Entretanto, me sinto bastante confortável explorando o medievo europeu com outras lentes. O fato é que a história não é imparcial, e é notória por invisibilizar costumes e pessoas que não se encaixem nos padrões. A história é omissa nos relatos da existência de grupos étnicos diferentes do caucasiano dentro da Europa ocidental e até mesmo fora dela (!). Igualmente, é omissa no relato de pessoas que não se encaixavam no padrão de gênero, orientação sexual e religião.

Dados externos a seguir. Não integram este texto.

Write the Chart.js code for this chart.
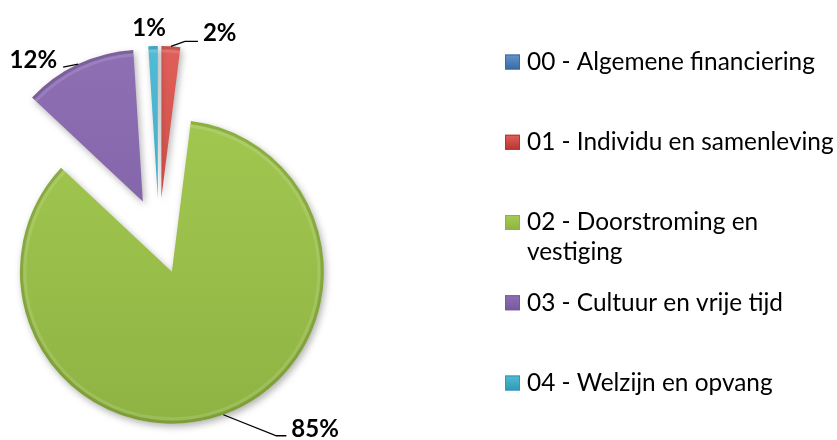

Dessa maneira, todos temos a ideia de que na Europa medieval só existiam pessoas brancas, cis e heterossexuais. Qualquer personagem diferenciado não condiz com a coerência interna do cenário, muitos se apressam a dizer. A meu ver, o que é incoerente é não levar em consideração a relação desse personagem com seu cenário, o que, digamos de passagem, é necessário fazer em toda e qualquer história.

Mais uma vez, se faz necessário um trabalho extra para buscar fontes que façam esses relatos, mas à partir dessa busca, é possível reimaginar a forma como vemos a Europa na fantasia medieval, ou abandoná-la completamente, e sair do lugar-comum.